_Task prompt:_
Count every line in the data below where "with" occurs, then state that number and nothing more.

_Provided data:_
- - - -
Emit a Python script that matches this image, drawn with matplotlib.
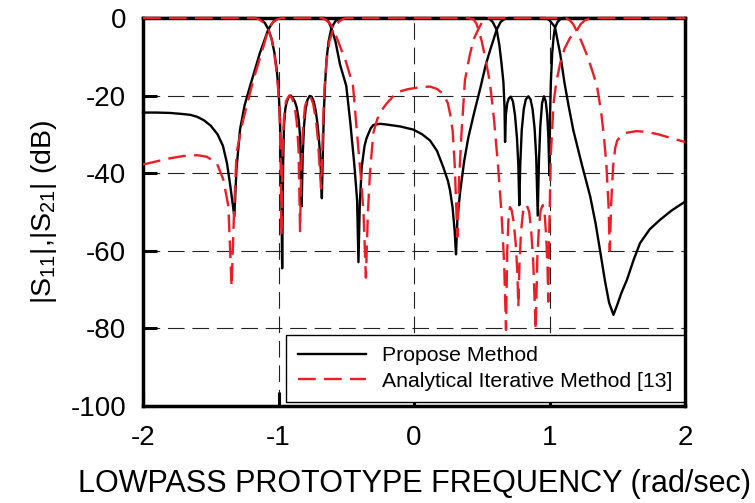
import numpy as np
import matplotlib
matplotlib.use("Agg")
import matplotlib.pyplot as plt

plt.rcParams['font.family'] = ['Liberation Sans', 'DejaVu Sans']
plt.rcParams['mathtext.fontset'] = 'custom'
plt.rcParams['mathtext.rm'] = 'Liberation Sans'
plt.rcParams['axes.unicode_minus'] = False

# Proposed method, |S21| (dB)
prop_s21_x = [-2.0, -1.9, -1.8, -1.7, -1.65, -1.6, -1.55, -1.5, -1.45, -1.41, -1.38, -1.355, -1.326,
              -1.31, -1.284, -1.25, -1.21, -1.137, -1.075, -1.04, -1.01, -0.99,
              -0.66, -0.645, -0.63, -0.61, -0.58, -0.546, -0.50, -0.47, -0.44, -0.42, -0.41,
              -0.40, -0.386, -0.365, -0.35, -0.32, -0.30, -0.25, -0.2, -0.1, -0.005, 0.06,
              0.118, 0.17, 0.216, 0.25, 0.266, 0.285, 0.30, 0.31, 0.32, 0.34, 0.37, 0.40,
              0.44, 0.49, 0.53, 0.56, 0.61, 0.64, 0.67, 0.70,
              0.97, 1.0, 1.04, 1.08, 1.11, 1.14, 1.176, 1.24, 1.30, 1.34, 1.373, 1.41, 1.44,
              1.472, 1.50, 1.53, 1.571, 1.62, 1.668, 1.74, 1.815, 1.9, 1.987, 2.0]
prop_s21_db = [-24.4, -24.4, -24.5, -24.8, -25.0, -25.5, -26.4, -27.8, -30.0, -33.0, -37.5, -43.5, -51.2,
               -39.0, -28.8, -22.5, -17.6, -9.0, -2.9, -1.0, -0.2, 0.0,
               0.0, -0.4, -1.0, -2.6, -6.0, -12.0, -17.5, -27.0, -38.0, -47.0, -63.0,
               -48.0, -38.5, -33.0, -31.0, -28.5, -27.6, -27.3, -27.5, -28.0, -28.8, -30.0,
               -31.6, -34.3, -38.5, -42.0, -44.5, -49.0, -55.0, -61.0, -52.0, -45.0, -37.0, -31.0,
               -25.0, -18.0, -12.0, -8.5, -3.0, -1.0, -0.2, 0.0,
               0.0, -0.6, -2.3, -9.5, -16.6, -22.5, -29.0, -38.0, -46.0, -53.0, -60.0, -68.0, -73.5,
               -76.6, -74.0, -71.0, -67.6, -62.5, -58.1, -54.5, -52.1, -49.7, -47.7, -47.4]

# Proposed method, |S11| (dB)
prop_s11_x = [-2.0, -1.16, -1.13, -1.10, -1.075, -1.05, -1.03, -1.013, -0.999, -0.989, -0.981,
              -0.973, -0.966, -0.96, -0.95, -0.94, -0.925, -0.91, -0.895, -0.88, -0.866, -0.85,
              -0.841, -0.835, -0.829, -0.822, -0.812, -0.80, -0.785, -0.77, -0.755, -0.74,
              -0.725, -0.71, -0.698, -0.688, -0.68, -0.673, -0.665, -0.657, -0.645, -0.63,
              -0.61, -0.58, -0.55, -0.52,
              0.53, 0.56, 0.58, 0.61, 0.63, 0.645, 0.66, 0.668, 0.672, 0.678, 0.688, 0.70,
              0.714, 0.73, 0.745, 0.76, 0.77, 0.777, 0.784, 0.795, 0.81, 0.825, 0.844, 0.86,
              0.875, 0.89, 0.902, 0.913, 0.922, 0.932, 0.945, 0.959, 0.972, 0.983, 0.992,
              0.999, 1.004, 1.01, 1.02, 1.03, 1.04, 1.06, 1.08, 1.1, 2.0]
prop_s11_db = [0.0, 0.0, -0.4, -1.3, -2.9, -5.5, -9.0, -13.3, -19.0, -26.2, -38.0,
               -64.6, -38.0, -28.0, -23.5, -21.8, -20.4, -20.0, -20.6, -21.5, -23.0, -26.5,
               -30.5, -37.0, -48.6, -36.0, -28.0, -23.5, -21.0, -20.1, -20.3, -21.5,
               -24.0, -28.0, -33.0, -39.0, -46.5, -35.0, -24.0, -17.5, -10.5, -6.0,
               -2.6, -0.8, -0.2, 0.0,
               0.0, -0.3, -1.0, -3.0, -7.0, -11.5, -16.6, -23.0, -32.0, -25.0, -22.0, -20.7,
               -20.3, -21.5, -25.0, -31.0, -38.0, -48.3, -38.0, -29.0, -23.5, -21.0, -20.2, -21.0,
               -23.5, -28.5, -36.0, -51.0, -37.0, -28.0, -22.0, -20.2, -21.5, -25.0, -31.0,
               -40.6, -25.0, -16.6, -9.0, -5.0, -2.5, -1.0, -0.3, 0.0, 0.0]

# Analytical iterative method [13], |S21| (dB)
ana_s21_x = [-2.0, -1.9, -1.8, -1.7, -1.6, -1.53, -1.456, -1.407, -1.37, -1.346, -1.33,
             -1.31, -1.26, -1.185, -1.11, -1.075, -1.04, -1.0, -0.97,
             -0.68, -0.65, -0.62, -0.60, -0.56, -0.50, -0.45, -0.42, -0.39, -0.373, -0.355,
             -0.34, -0.325, -0.30, -0.27, -0.25, -0.2, -0.128, -0.05, 0.0, 0.06, 0.118, 0.17,
             0.216, 0.25, 0.266, 0.285, 0.30, 0.32, 0.335, 0.35, 0.376, 0.41, 0.44, 0.475,
             0.50, 0.52, 0.55,
             1.12, 1.15, 1.175, 1.20, 1.235, 1.27, 1.31, 1.35, 1.38, 1.40, 1.42, 1.435, 1.445,
             1.455, 1.47, 1.485, 1.50, 1.53, 1.57, 1.64, 1.72, 1.8, 1.9, 2.0]
ana_s21_db = [-37.8, -37.0, -36.2, -35.6, -35.4, -35.8, -37.4, -41.7, -48.6, -69.3, -52.0,
              -34.8, -26.2, -15.9, -7.2, -2.9, -1.0, -0.2, 0.0,
              0.0, -0.5, -1.4, -2.5, -6.0, -11.5, -17.5, -30.0, -42.0, -50.0, -67.0,
              -50.0, -40.0, -29.6, -26.0, -24.3, -22.0, -19.2, -18.4, -18.1, -17.8, -17.7, -18.3,
              -19.6, -22.0, -24.7, -29.0, -37.6, -56.5, -40.0, -30.0, -16.0, -9.8, -5.5, -2.9,
              -1.2, -0.3, 0.0,
              0.0, -0.6, -1.6, -3.3, -6.0, -9.0, -13.0, -17.5, -24.0, -30.0, -38.0, -48.0, -60.0,
              -48.0, -38.0, -33.5, -31.6, -30.3, -29.6, -29.2, -29.4, -30.0, -31.0, -32.0]

# Analytical iterative method [13], |S11| (dB)
ana_s11_x = [-2.0, -1.17, -1.14, -1.11, -1.075, -1.05, -1.03, -1.01, -0.995, -0.985, -0.978,
             -0.97, -0.96, -0.945, -0.92, -0.90, -0.88, -0.865, -0.852, -0.841, -0.832, -0.82,
             -0.805, -0.785, -0.765, -0.745, -0.725, -0.71, -0.697, -0.686, -0.678, -0.67,
             -0.66, -0.645, -0.625, -0.60, -0.58, -0.55, -0.52, -0.49,
             0.40, 0.44, 0.46, 0.475, 0.50, 0.53, 0.56, 0.59, 0.62, 0.645, 0.665, 0.679, 0.688,
             0.697, 0.708, 0.72, 0.735, 0.75, 0.762, 0.77, 0.778, 0.79, 0.805, 0.82, 0.832,
             0.85, 0.865, 0.88, 0.898, 0.91, 0.922, 0.935, 0.95, 0.963, 0.975, 0.985, 0.991,
             0.998, 1.01, 1.03, 1.05, 1.08, 1.11, 1.15, 1.2, 1.23, 1.26, 1.3, 1.33, 2.0]
ana_s11_db = [0.0, 0.0, -0.4, -1.2, -2.9, -5.5, -9.5, -15.0, -22.0, -32.0, -56.0,
              -35.0, -26.0, -21.5, -20.0, -20.7, -23.0, -27.0, -34.0, -55.0, -38.0, -29.0,
              -23.0, -20.3, -20.3, -22.0, -26.0, -31.0, -38.0, -44.0, -36.0, -26.0,
              -18.0, -11.0, -6.0, -3.3, -2.0, -0.8, -0.2, 0.0,
              0.0, -0.4, -1.4, -2.9, -6.0, -11.0, -16.6, -26.0, -38.0, -50.0, -63.0, -80.5, -60.0,
              -52.0, -48.8, -49.5, -52.5, -58.0, -65.0, -74.5, -64.0, -55.0, -50.0, -48.3, -48.3,
              -50.0, -55.0, -63.0, -80.5, -62.0, -54.0, -49.5, -48.3, -50.0, -56.0, -64.0, -73.2,
              -55.0, -35.0, -22.0, -16.6, -11.5, -8.0, -5.2, -3.3, -1.6, -0.6, -0.1, 0.0, 0.0]

x_ticks = [-2, -1, 0, 1, 2]
y_ticks = [0, -20, -40, -60, -80, -100]

fig = plt.figure(figsize=(7.55, 5.03), dpi=100)
ax = fig.add_axes([0.1894, 0.1938, 0.7179, 0.7704])

black_kw = dict(color='black', linewidth=1.7, zorder=3, clip_on=False)
red_kw = dict(color='#ee1c24', linewidth=1.7, dashes=(7.5, 3.5), zorder=4, clip_on=False)

ax.plot(prop_s21_x, prop_s21_db, label='Propose Method', **black_kw)
ax.plot(prop_s11_x, prop_s11_db, **black_kw)
ax.plot(ana_s21_x, ana_s21_db, label='Analytical Iterative Method [13]', **red_kw)
ax.plot(ana_s11_x, ana_s11_db, **red_kw)

ax.set_xlim(-2, 2)
ax.set_ylim(-100, 0)
ax.set_xticks(x_ticks)
ax.set_yticks(y_ticks)
ax.grid(True, color='#222222', linewidth=0.8, linestyle=(0, (15, 7)))
ax.tick_params(direction='in', length=10, width=2.2, labelsize=20, pad=12)
ax.tick_params(axis='x', pad=14)
for s in ax.spines.values():
    s.set_linewidth(2.5)

ax.set_xlabel('LOWPASS PROTOTYPE FREQUENCY (rad/sec)', fontsize=22, labelpad=13)
ax.set_ylabel(r'|S$_{11}$|,|S$_{21}$| (dB)', fontsize=20.5, labelpad=8)

leg = ax.legend(loc='lower right', bbox_to_anchor=(0.998, 0.008), borderaxespad=0,
                fontsize=15.3, fancybox=False, framealpha=1, edgecolor='black',
                handlelength=3.2, handletextpad=0.75, labelspacing=0.3,
                borderpad=0.55)
leg.get_frame().set_linewidth(1.0)
leg.set_zorder(10)

fig.savefig('out.png', dpi=100)
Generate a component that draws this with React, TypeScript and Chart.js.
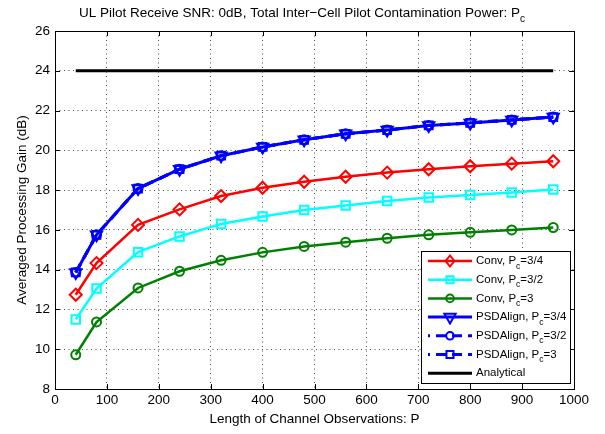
import React, { useEffect, useRef } from 'react';
import { Chart, registerables } from 'chart.js';

Chart.register(...registerables);

// ---- data ----
const observationLengths = [40, 80, 160, 240, 320, 400, 480, 560, 640, 720, 800, 880, 960];
const convPc34 = [12.74, 14.33, 16.25, 17.03, 17.7, 18.12, 18.42, 18.67, 18.88, 19.05, 19.2, 19.33, 19.45];
const convPc32 = [11.5, 13.05, 14.88, 15.67, 16.3, 16.67, 17.0, 17.23, 17.45, 17.63, 17.75, 17.88, 18.03];
const convPc3 = [9.72, 11.37, 13.08, 13.92, 14.47, 14.87, 15.17, 15.38, 15.58, 15.75, 15.88, 16.0, 16.12];
const psdAlignPc34 = [13.86, 15.75, 18.08, 19.05, 19.73, 20.17, 20.53, 20.83, 21.02, 21.25, 21.38, 21.53, 21.67];
const psdAlignPc32 = [13.86, 15.75, 18.08, 19.05, 19.73, 20.17, 20.53, 20.83, 21.02, 21.25, 21.38, 21.53, 21.67];
const psdAlignPc3 = [13.86, 15.75, 18.08, 19.05, 19.73, 20.17, 20.53, 20.83, 21.02, 21.25, 21.38, 21.53, 21.67];
const analyticalX = [40, 960];
const analyticalGain = [24, 24];
const xTickValues = [0, 100, 200, 300, 400, 500, 600, 700, 800, 900, 1000];
const yTickValues = [8, 10, 12, 14, 16, 18, 20, 22, 24, 26];

const titleMain = 'UL Pilot Receive SNR: 0dB, Total Inter\u2212Cell Pilot Contamination Power: P';
const titleSub = 'c';
const xLabel = 'Length of Channel Observations: P';
const yLabel = 'Averaged Processing Gain (dB)';

const FONT = '"Liberation Sans", Arial, Helvetica, sans-serif';

type Series = {
  pre: string;
  sub: string;
  post: string;
  xs: number[];
  ys: number[];
  color: string;
  marker: string; // diamond, square, circle, triDown, none
  dash: number[];
  radius: number;
  legendRadius: number;
  width: number;
};

const series: Series[] = [
  { pre: 'Conv, P', sub: 'c', post: '=3/4', xs: observationLengths, ys: convPc34, color: '#ff0000', marker: 'diamond', dash: [], radius: 6, legendRadius: 5.5, width: 2.5 },
  { pre: 'Conv, P', sub: 'c', post: '=3/2', xs: observationLengths, ys: convPc32, color: '#00ffff', marker: 'square', dash: [], radius: 6, legendRadius: 5, width: 2.5 },
  { pre: 'Conv, P', sub: 'c', post: '=3', xs: observationLengths, ys: convPc3, color: '#008000', marker: 'circle', dash: [], radius: 4.5, legendRadius: 3.8, width: 2.5 },
  { pre: 'PSDAlign, P', sub: 'c', post: '=3/4', xs: observationLengths, ys: psdAlignPc34, color: '#0000ff', marker: 'triDown', dash: [], radius: 6.5, legendRadius: 6.5, width: 3 },
  { pre: 'PSDAlign, P', sub: 'c', post: '=3/2', xs: observationLengths, ys: psdAlignPc32, color: '#0000ff', marker: 'circle', dash: [10, 6], radius: 4.5, legendRadius: 3.8, width: 3 },
  { pre: 'PSDAlign, P', sub: 'c', post: '=3', xs: observationLengths, ys: psdAlignPc3, color: '#0000ff', marker: 'square', dash: [10, 6], radius: 5.5, legendRadius: 5, width: 3 },
  { pre: 'Analytical', sub: '', post: '', xs: analyticalX, ys: analyticalGain, color: '#000000', marker: 'none', dash: [], radius: 0, legendRadius: 0, width: 3 },
];

function chartPointStyle(m: string) {
  if (m === 'diamond') return 'rectRot';
  if (m === 'square') return 'rect';
  if (m === 'circle') return 'circle';
  if (m === 'triDown') return 'triangle';
  return false;
}

function drawMarker(ctx: CanvasRenderingContext2D, m: string, x: number, y: number, r: number, color: string) {
  ctx.save();
  ctx.strokeStyle = color;
  ctx.lineWidth = 2;
  ctx.setLineDash([]);
  ctx.beginPath();
  if (m === 'diamond') {
    ctx.moveTo(x, y - r); ctx.lineTo(x + r * 0.8, y); ctx.lineTo(x, y + r); ctx.lineTo(x - r * 0.8, y); ctx.closePath();
  } else if (m === 'square') {
    const s = r * Math.SQRT1_2;
    ctx.rect(x - s, y - s, 2 * s, 2 * s);
  } else if (m === 'circle') {
    ctx.arc(x, y, r, 0, Math.PI * 2);
  } else if (m === 'triDown') {
    const h = r;
    ctx.moveTo(x, y + h);
    ctx.lineTo(x + h * 0.866, y - h * 0.5);
    ctx.lineTo(x - h * 0.866, y - h * 0.5);
    ctx.closePath();
  }
  ctx.stroke();
  ctx.restore();
}

function drawSubText(ctx: CanvasRenderingContext2D, pre: string, sub: string, post: string, x: number, y: number, size: number, align: 'left' | 'center') {
  ctx.font = `${size}px ${FONT}`;
  const w1 = ctx.measureText(pre).width;
  ctx.font = `${size * 0.75}px ${FONT}`;
  const w2 = sub ? ctx.measureText(sub).width : 0;
  ctx.font = `${size}px ${FONT}`;
  const w3 = ctx.measureText(post).width;
  let sx = x;
  if (align === 'center') sx = x - (w1 + w2 + w3) / 2;
  ctx.textAlign = 'left';
  ctx.textBaseline = 'middle';
  ctx.fillStyle = '#000';
  ctx.fillText(pre, sx, y);
  if (sub) {
    ctx.font = `${size * 0.75}px ${FONT}`;
    ctx.fillText(sub, sx + w1, y + size * 0.45);
  }
  ctx.font = `${size}px ${FONT}`;
  ctx.fillText(post, sx + w1 + w2, y);
}

const framePlugin = {
  id: 'matlabFrame',
  beforeDraw(chart: any) {
    const ctx = chart.ctx;
    ctx.save();
    ctx.fillStyle = '#fff';
    ctx.fillRect(0, 0, chart.width, chart.height);
    ctx.restore();
  },
  afterDraw(chart: any) {
    const ctx: CanvasRenderingContext2D = chart.ctx;
    const { left, right, top, bottom } = chart.chartArea;
    const xs = chart.scales.x;
    const ys = chart.scales.y;
    ctx.save();
    ctx.strokeStyle = '#000';
    ctx.lineWidth = 1;
    ctx.setLineDash([]);
    // inward ticks
    const tl = 5;
    ctx.beginPath();
    xTickValues.forEach((v) => {
      const px = Math.round(xs.getPixelForValue(v)) + 0.5;
      ctx.moveTo(px, bottom); ctx.lineTo(px, bottom - tl);
      ctx.moveTo(px, top); ctx.lineTo(px, top + tl);
    });
    yTickValues.forEach((v) => {
      const py = Math.round(ys.getPixelForValue(v)) + 0.5;
      ctx.moveTo(left, py); ctx.lineTo(left + tl, py);
      ctx.moveTo(right, py); ctx.lineTo(right - tl, py);
    });
    ctx.stroke();
    // box
    ctx.strokeRect(Math.round(left) + 0.5, Math.round(top) + 0.5, Math.round(right - left), Math.round(bottom - top));

    // title
    drawSubText(ctx, titleMain, titleSub, '', 302, 13, 13.5, 'center');

    // axis labels
    ctx.font = `13.5px ${FONT}`;
    ctx.fillStyle = '#000';
    ctx.textAlign = 'center';
    ctx.textBaseline = 'middle';
    ctx.fillText(xLabel, (left + right) / 2, 419);
    ctx.save();
    ctx.translate(22, (top + bottom) / 2);
    ctx.rotate(-Math.PI / 2);
    ctx.fillText(yLabel, 0, 0);
    ctx.restore();

    // legend
    const lx0 = 421, ly0 = 251, lx1 = 570, ly1 = 383;
    ctx.fillStyle = '#fff';
    ctx.fillRect(lx0, ly0, lx1 - lx0, ly1 - ly0);
    ctx.strokeStyle = '#000';
    ctx.lineWidth = 1;
    ctx.strokeRect(lx0 + 0.5, ly0 + 0.5, lx1 - lx0, ly1 - ly0);
    series.forEach((s, i) => {
      const yy = 261 + i * 18.7;
      ctx.save();
      ctx.strokeStyle = s.color;
      ctx.lineWidth = s.width;
      ctx.setLineDash(s.dash);
      ctx.lineDashOffset = s.dash.length ? 8 : 0;
      ctx.beginPath();
      ctx.moveTo(428, yy);
      ctx.lineTo(472, yy);
      ctx.stroke();
      ctx.restore();
      if (s.marker !== 'none') drawMarker(ctx, s.marker, 450, yy, s.legendRadius, s.color);
      drawSubText(ctx, s.pre, s.sub, s.post, 476, yy, 11.5, 'left');
    });
    ctx.restore();
  },
};

export default function App() {
  const canvasRef = useRef<HTMLCanvasElement | null>(null);

  useEffect(() => {
    document.body.style.margin = '0';
    const canvas = canvasRef.current;
    if (!canvas) return;
    const datasets = series.map((s, i) => ({
      label: s.pre + s.sub + s.post,
      data: s.xs.map((x, k) => ({ x, y: s.ys[k] })),
      borderColor: s.color,
      backgroundColor: 'rgba(0,0,0,0)',
      borderWidth: s.width,
      borderDash: s.dash,
      pointStyle: chartPointStyle(s.marker) as any,
      pointRadius: s.radius,
      pointRotation: s.marker === 'triDown' ? 180 : 0,
      pointBorderColor: s.color,
      pointBackgroundColor: 'rgba(0,0,0,0)',
      pointBorderWidth: 2,
      tension: 0,
      order: series.length - i,
    }));

    const chart = new Chart(canvas, {
      type: 'line',
      data: { datasets },
      options: {
        animation: false,
        responsive: false,
        devicePixelRatio: 1,
        layout: { padding: { top: 31, right: 31, left: 0, bottom: 0 } },
        plugins: {
          legend: { display: false },
          title: { display: false },
          tooltip: { enabled: false },
        },
        scales: {
          x: {
            type: 'linear',
            min: 0,
            max: 1000,
            afterFit: (s: any) => { s.height = 45; },
            afterBuildTicks: (s: any) => { s.ticks = xTickValues.map((v) => ({ value: v })); },
            ticks: { color: '#000', font: { family: FONT, size: 13.5 }, padding: 3, maxRotation: 0, autoSkip: false, callback: (v: any) => String(v) },
            grid: { color: 'rgba(0,0,0,0.7)', lineWidth: 1, drawTicks: false },
            border: { display: false, dash: [1, 3.5] },
          },
          y: {
            type: 'linear',
            min: 8,
            max: 26,
            afterFit: (s: any) => { s.width = 55; },
            afterBuildTicks: (s: any) => { s.ticks = yTickValues.map((v) => ({ value: v })); },
            ticks: { color: '#000', font: { family: FONT, size: 13.5 }, padding: 5, autoSkip: false, callback: (v: any) => String(v) },
            grid: { color: 'rgba(0,0,0,0.7)', lineWidth: 1, drawTicks: false },
            border: { display: false, dash: [1, 3.5] },
          },
        },
      },
      plugins: [framePlugin],
    });
    return () => chart.destroy();
  }, []);

  return (
    <div style={{ width: 605, height: 434, position: 'relative' }}>
      <canvas ref={canvasRef} width={605} height={434} style={{ width: 605, height: 434, display: 'block' }} />
    </div>
  );
}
- - - -
_Final answer:_
2